The common way this is currently done is either with object style or csv style

object style:

{"name":"bob","position":"ceo","start_date":"2007-08-10"}
{"name":"tom","position":"cfo","start_date":"2007-08-11"}

,etc.

csv style:

["name","position","start_date"]
["bob","ceo","2007-08-10"]
["tom","cfo","2007-08-11"]

You waste a lot of disk space with the object style but each line is self contained.

You save disk space with csv style but your data is more tightly coupled to the format and unless you need to have nested data structures like:

["bill","cto","2007-08-12",{"projects":["foo","bar","baz"]}]

you might as well actually use the CSV format.

Freshhawk
+3  A: 

The whole idea of JSON doesn't exactly coexist with storing several million entries in a file...

The whole point of JSON was to remove the overhead caused by XML. If you write each record as a JSON object then you are back to storing overhead bits that have no meaning. The next logical step is to write out a regular CSV file with a header record that everything on the planet understands how to import.
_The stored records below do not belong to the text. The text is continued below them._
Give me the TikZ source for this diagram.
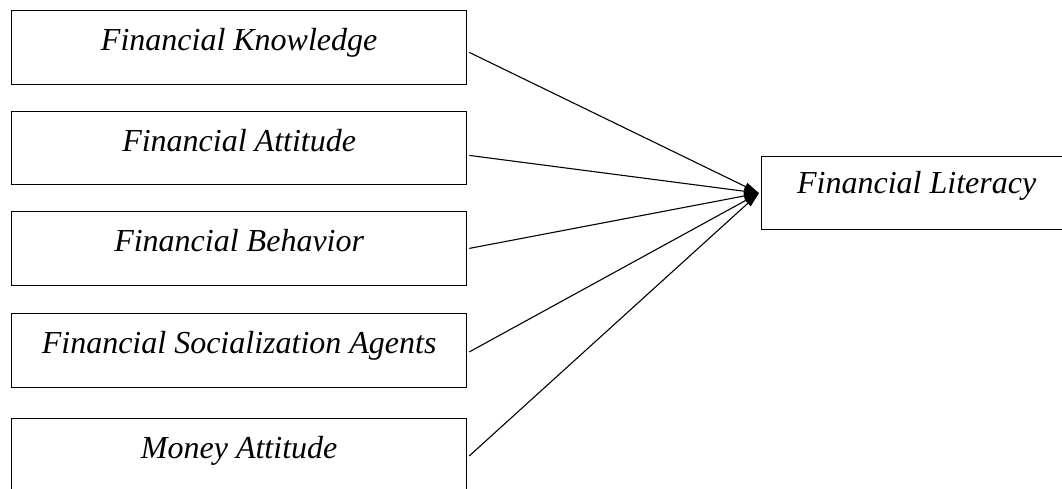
\documentclass[tikz,border=0pt]{standalone}
\usepackage{fontspec}
\setmainfont{Liberation Serif}[ItalicFont={Liberation Serif Italic}]
\usetikzlibrary{arrows.meta}
\begin{document}
\begin{tikzpicture}[x=1pt,y=-1pt,
  box/.style={draw,line width=1.3pt,inner sep=0pt,minimum width=455pt,
    text height=40pt,text depth=33.5pt,font=\fontsize{32}{38}\selectfont\itshape},
  litbox/.style={draw,line width=1.3pt,inner sep=0pt,minimum width=310pt,
    text height=37pt,text depth=36pt,font=\fontsize{32}{38}\selectfont\itshape},
  link/.style={line width=1.1pt,-{Triangle[length=15pt,width=8pt]}}]
\useasboundingbox (0,0) rectangle (1062,488);
\clip (0,0) rectangle (1062,488);
\node[box,anchor=north west] (k) at (11,10) {Financial Knowledge};
\node[box,anchor=north west] (a) at (11,110.5) {Financial Attitude};
\node[box,anchor=north west] (b) at (11,211) {Financial Behavior};
\node[box,anchor=north west] (s) at (11,313) {Financial Socialization Agents};
\node[box,anchor=north west] (m) at (11,418) {Money Attitude};
\node[litbox,anchor=north west] (l) at (761,156) {Financial Literacy};
\draw[link] ([xshift=2pt,yshift=-5pt]k.east) -- ([xshift=-2pt]l.west);
\draw[link] ([xshift=2pt,yshift=-7.5pt]a.east) -- ([xshift=-2pt]l.west);
\draw[link] ([xshift=2pt,yshift=0pt]b.east) -- ([xshift=-2pt]l.west);
\draw[link] ([xshift=2pt,yshift=-1.5pt]s.east) -- ([xshift=-2pt]l.west);
\draw[link] ([xshift=2pt,yshift=-0.5pt]m.east) -- ([xshift=-2pt]l.west);
\end{tikzpicture}
\end{document}
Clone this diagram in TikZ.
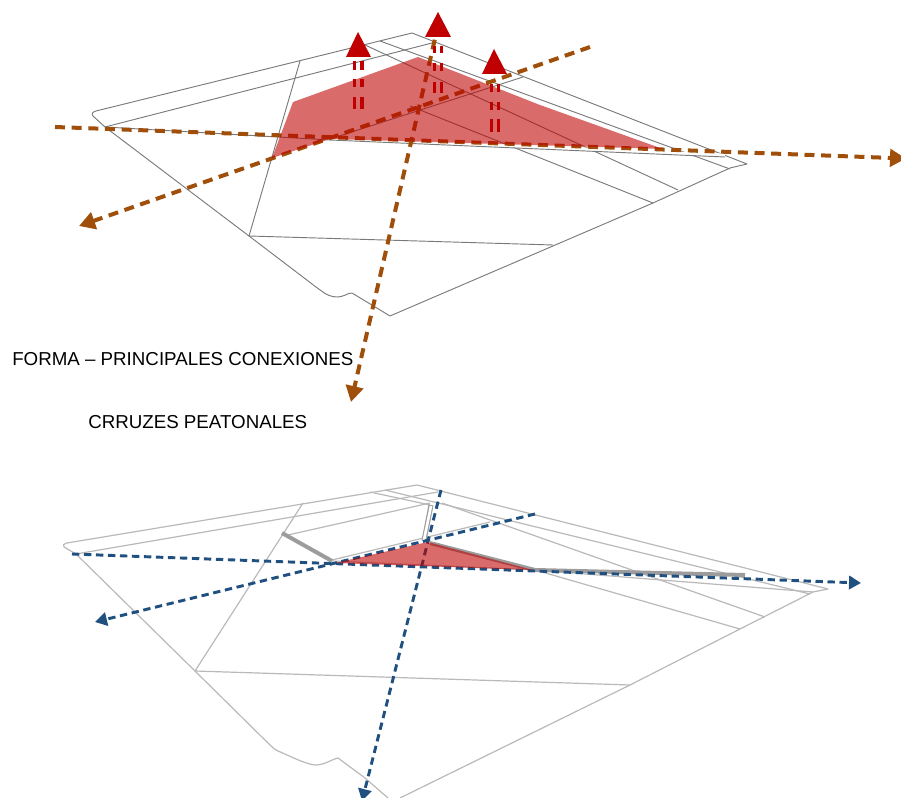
\documentclass[tikz,border=0pt]{standalone}
\usepackage{fontspec}
\setmainfont{Liberation Sans}
\usetikzlibrary{arrows.meta}
\definecolor{brownarrow}{HTML}{A04F0A}
\definecolor{bluearrow}{HTML}{1F5080}
\definecolor{redmark}{HTML}{C00000}
\definecolor{planA}{HTML}{7A7A7A}
\definecolor{planB}{HTML}{B9B9B9}
\definecolor{roadgrey}{HTML}{9C9C9C}
\tikzset{
  planone/.style={draw=planA,line width=0.7pt,line join=round},
  plantwo/.style={draw=planB,line width=0.9pt,line join=round},
  brownflow/.style={draw=brownarrow,line width=3pt,dash pattern=on 7.5pt off 5pt,-{Triangle[length=12pt,width=13pt,fill=brownarrow]}},
  blueflow/.style={draw=bluearrow,line width=2.2pt,dash pattern=on 5.5pt off 3.5pt,-{Triangle[length=9pt,width=10pt,fill=bluearrow]}},
  risedash/.style={draw=redmark,line width=2.7pt},
  risehead/.style={fill=redmark,draw=none},
  redarea/.style={fill=redmark,fill opacity=0.58,draw=none},
  caption/.style={font=\fontsize{14.05pt}{17pt}\selectfont,anchor=west,inner sep=0pt,text=black},
  greyroad/.style={draw=roadgrey,line width=3pt}
}
\begin{document}
\begin{tikzpicture}[x=0.75pt,y=-0.75pt]
\useasboundingbox (0,0) rectangle (901,798);
% ---------- upper plan ----------
\draw[planone] (96,111) -- (412,33) -- (747,164) -- (730,168) -- (653,203) -- (390,316)
  -- (352,293) .. controls (347,293) and (345,297) .. (336,297) .. controls (326,296) and (322,291) .. (316,287)
  -- (249,236) -- (105,127) -- (93,116) .. controls (91,113) and (93,112) .. (96,111) -- cycle;
\draw[planone] (105,127) -- (432,43);
\draw[planone] (380,41) -- (730,169);
\draw[planone] (300,61) -- (249,236) -- (553,245);
\draw[planone] (330,139) -- (523,77);
\draw[planone] (365,45) -- (678,190);
\draw[planone] (410,106) -- (653,203);
\draw[draw=white,line width=2.2pt] (330,138.5) -- (725,155);
\draw[planone] (105,127) -- (330,140) -- (725,157);
% ---------- lower plan ----------
\draw[plantwo] (67,543) -- (417,485) -- (828,589) -- (813,592) -- (740,629) -- (630,685) -- (400,798);
\draw[plantwo] (388,798) -- (365,778) -- (338,758) .. controls (330,760) and (325,765) .. (315,765) .. controls (305,764) and (290,756) .. (278,751)
  .. controls (274,749) and (272,747) .. (270,745) -- (195,671) -- (76,554) -- (64,547) .. controls (62,545) and (64,544) .. (67,543);
\draw[plantwo] (76,554) -- (438,492);
\draw[plantwo] (288,535) -- (430,503);
\draw[plantwo] (332,560) -- (490,522);
\draw[plantwo] (303,503) -- (195,671) -- (630,685);
\draw[plantwo] (370,492) -- (430,505);
\draw[plantwo] (385,490) -- (810,594);
\draw[plantwo] (442,503) -- (765,617);
\draw[plantwo] (535,570) -- (740,629);
\draw[plantwo] (332,561) -- (535,570) -- (813,592);
\draw[greyroad] (282,533) -- (332,561);
\draw[greyroad] (430,543) -- (535,570) -- (745,575);
\draw[draw=roadgrey,line width=3.8pt] (431,505) -- (424,541);
\draw[draw=white,line width=2pt] (431,506) -- (424,540);
% ---------- flow arrows ----------
\coordinate (ua1) at (55,127);   \coordinate (ub1) at (906,158.5);
\coordinate (ua2) at (590,47);   \coordinate (ub2) at (79,226);
\coordinate (ua3) at (437,30);   \coordinate (ub3) at (351,402);
\draw[brownflow] (ua1) -- (ub1);
\draw[brownflow] (ua2) -- (ub2);
\draw[brownflow,dash phase=5pt] (ua3) -- (ub3);
\coordinate (la1) at (72,554);   \coordinate (lb1) at (861,583);
\coordinate (la2) at (535,514);  \coordinate (lb2) at (95,622);
\coordinate (la3) at (441,490);  \coordinate (lb3) at (362,801);
\draw[blueflow] (la1) -- (lb1);
\draw[blueflow] (la2) -- (lb2);
\draw[blueflow] (la3) -- (lb3);
% ---------- red areas, lying over the lines ----------
\fill[redarea] (272,158) -- (293,102) -- (418,57) -- (540,105) -- (663,149) -- (330,139) -- cycle;
\fill[redarea] (335,563) -- (428,542) -- (533,570) -- cycle;
% ---------- rising markers ----------
\fill[risehead] (358,32) -- (371,57) -- (346,57) -- cycle;
\fill[risehead] (438,12) -- (451,37) -- (425,37) -- cycle;
\fill[risehead] (494,49) -- (507,74) -- (482,74) -- cycle;
\foreach \xl/\xr/\ya/\yb/\yc/\yd/\ye/\yf in {
  354.5/362/61/70/79/87/97/109,
  434.5/441.5/46/53/63/71/82/93,
  491.5/498.5/84/92/102/110/119/132}{
  \foreach \xx in {\xl,\xr}{
    \draw[risedash] (\xx,\ya) -- (\xx,\yb);
    \draw[risedash] (\xx,\yc) -- (\xx,\yd);
    \draw[risedash] (\xx,\ye) -- (\xx,\yf);
  }
}
% ---------- captions ----------
\node[caption] (capa) at (12,359) {FORMA – PRINCIPALES CONEXIONES};
\node[caption] (capb) at (88,422) {CRRUZES PEATONALES};
\end{tikzpicture}
\end{document}
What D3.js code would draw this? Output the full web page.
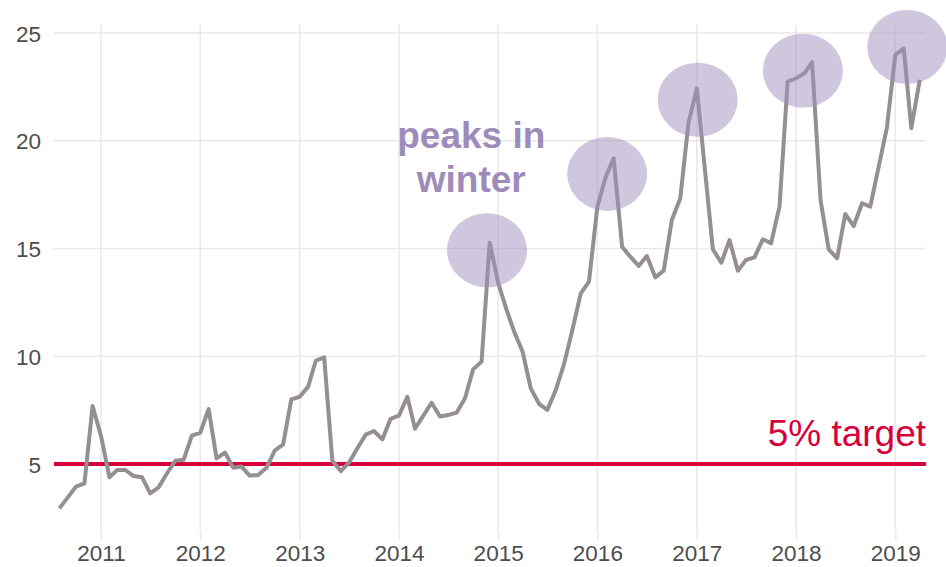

If, for some reason, you have child records then you should look at how regular EDI works.

Chris Lively
+1  A: 

Your strategy sounds right: have single objects in JSON and generate/parse them with standard JSON tools, and handle the grouping problem yourself outside JSON.

Besides dumping all the data in just one file, you may want to consider other strategies. For example, you can keep each object in a separate file, or (if that's excessive since you say you have millions of objects) batch them up in files in reasonable groups, and naming the files according to some identifier that you have for these objects, either just primary key (so you get "0-10000", "10001-20000" etc) or something else. E.g for log entries, date/time would be appropriate. This way, should some poor soul need to use or examine this data in any shape some day, it's a bit more manageable. And to get these files into archival format, just zip/compress them into one file, JSON as text data should compress quite well.